Plotting code records:
Begin

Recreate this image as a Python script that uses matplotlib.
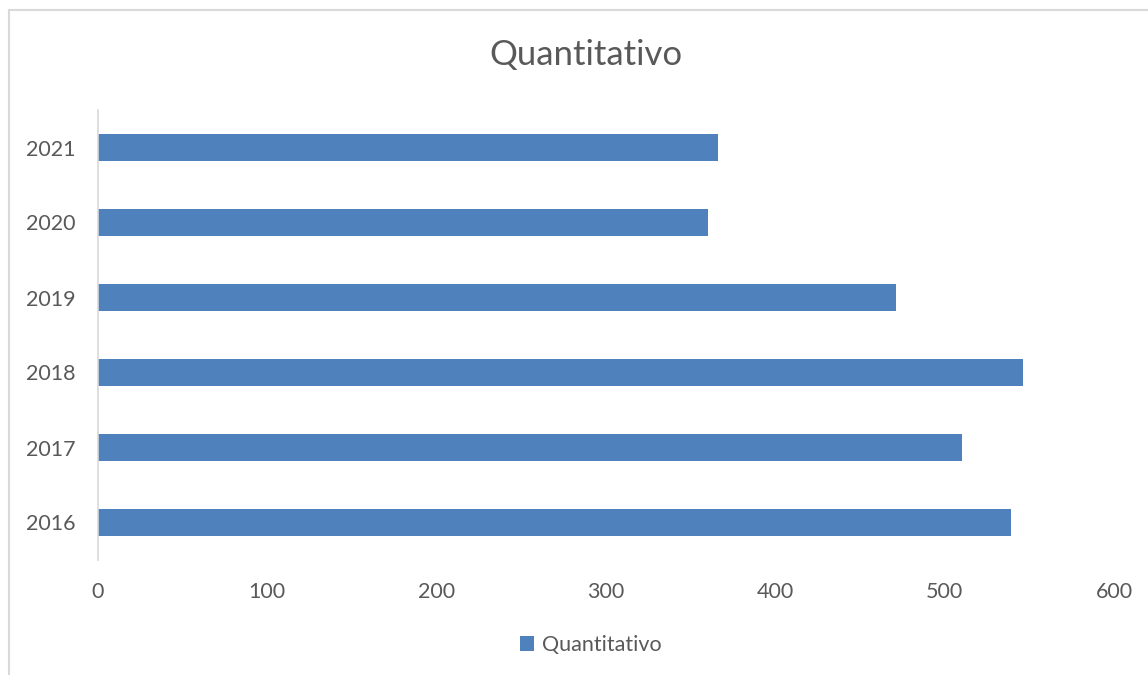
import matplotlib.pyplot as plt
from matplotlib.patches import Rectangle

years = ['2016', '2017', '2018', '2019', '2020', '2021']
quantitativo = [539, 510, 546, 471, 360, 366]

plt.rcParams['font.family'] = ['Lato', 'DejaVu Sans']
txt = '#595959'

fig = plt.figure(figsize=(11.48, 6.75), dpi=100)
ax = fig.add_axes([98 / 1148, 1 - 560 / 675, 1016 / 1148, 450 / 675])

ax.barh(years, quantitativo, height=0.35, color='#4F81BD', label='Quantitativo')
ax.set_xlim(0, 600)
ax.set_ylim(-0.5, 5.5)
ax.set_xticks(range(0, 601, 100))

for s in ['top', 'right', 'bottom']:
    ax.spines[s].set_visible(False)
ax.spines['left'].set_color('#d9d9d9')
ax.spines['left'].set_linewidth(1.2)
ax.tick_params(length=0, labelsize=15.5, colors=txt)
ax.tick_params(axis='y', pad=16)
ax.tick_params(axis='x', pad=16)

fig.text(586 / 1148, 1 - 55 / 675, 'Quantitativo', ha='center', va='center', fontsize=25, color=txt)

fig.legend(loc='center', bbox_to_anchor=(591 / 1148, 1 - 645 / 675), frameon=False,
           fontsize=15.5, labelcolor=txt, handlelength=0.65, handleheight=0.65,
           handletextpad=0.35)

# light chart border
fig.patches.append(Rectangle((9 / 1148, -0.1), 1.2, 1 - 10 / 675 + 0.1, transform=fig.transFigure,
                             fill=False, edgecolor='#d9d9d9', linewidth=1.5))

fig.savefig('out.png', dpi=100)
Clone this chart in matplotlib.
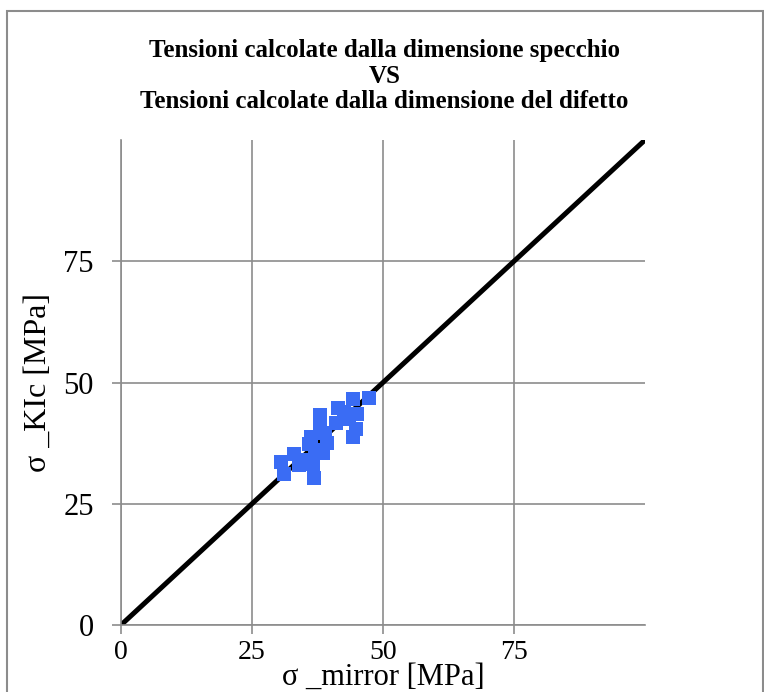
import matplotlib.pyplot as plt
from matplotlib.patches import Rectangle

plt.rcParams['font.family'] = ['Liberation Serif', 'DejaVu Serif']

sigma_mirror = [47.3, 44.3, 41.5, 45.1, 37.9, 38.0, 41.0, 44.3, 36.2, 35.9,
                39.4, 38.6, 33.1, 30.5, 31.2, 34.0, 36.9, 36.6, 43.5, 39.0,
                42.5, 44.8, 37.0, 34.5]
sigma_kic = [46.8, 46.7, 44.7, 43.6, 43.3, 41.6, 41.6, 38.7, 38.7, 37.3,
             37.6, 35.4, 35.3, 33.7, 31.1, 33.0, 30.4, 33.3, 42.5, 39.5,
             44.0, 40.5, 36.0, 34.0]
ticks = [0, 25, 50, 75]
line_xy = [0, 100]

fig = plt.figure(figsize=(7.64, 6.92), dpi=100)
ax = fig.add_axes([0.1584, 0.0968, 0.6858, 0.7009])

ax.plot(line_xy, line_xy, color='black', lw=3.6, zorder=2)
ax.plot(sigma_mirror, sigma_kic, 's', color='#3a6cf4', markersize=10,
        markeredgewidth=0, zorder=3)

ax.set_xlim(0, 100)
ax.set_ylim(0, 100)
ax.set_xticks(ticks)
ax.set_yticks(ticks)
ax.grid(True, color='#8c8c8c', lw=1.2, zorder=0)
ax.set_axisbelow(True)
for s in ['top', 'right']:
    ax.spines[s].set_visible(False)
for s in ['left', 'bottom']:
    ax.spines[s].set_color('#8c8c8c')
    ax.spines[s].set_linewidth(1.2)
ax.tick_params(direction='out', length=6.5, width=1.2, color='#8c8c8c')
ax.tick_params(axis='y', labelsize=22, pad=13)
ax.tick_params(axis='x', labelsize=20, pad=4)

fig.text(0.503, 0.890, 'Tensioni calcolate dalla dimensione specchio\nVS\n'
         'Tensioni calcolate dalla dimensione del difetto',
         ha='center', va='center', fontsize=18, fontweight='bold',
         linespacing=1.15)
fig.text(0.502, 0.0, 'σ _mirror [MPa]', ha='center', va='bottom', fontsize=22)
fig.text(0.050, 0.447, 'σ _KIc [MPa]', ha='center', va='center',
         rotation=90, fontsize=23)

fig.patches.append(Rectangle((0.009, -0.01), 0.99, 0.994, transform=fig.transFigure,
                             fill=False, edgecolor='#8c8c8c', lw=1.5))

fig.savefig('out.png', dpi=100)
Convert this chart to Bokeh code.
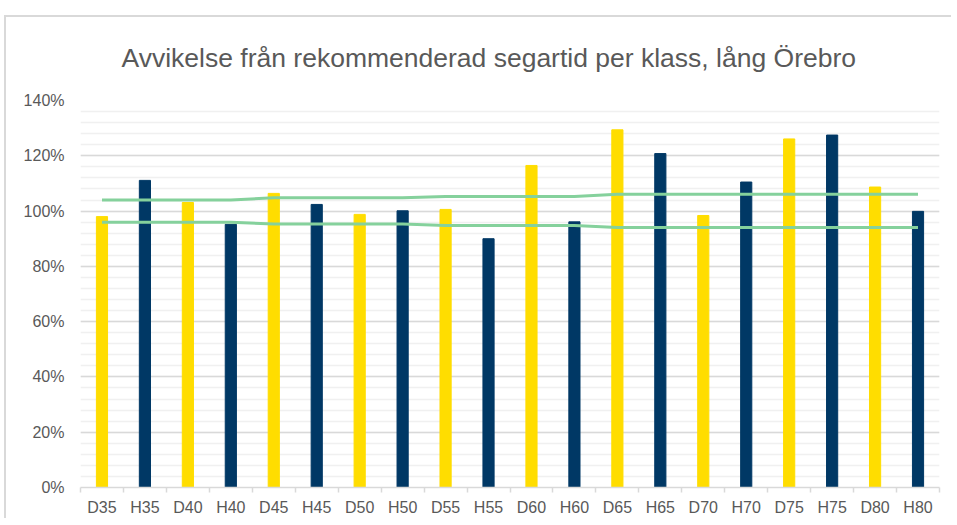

End

Task goal: Every line above that contains the word "this" should be reported.

Written answer:
Recreate this image as a Python script that uses matplotlib.
Clone this chart in matplotlib.
Convert this chart to Bokeh code.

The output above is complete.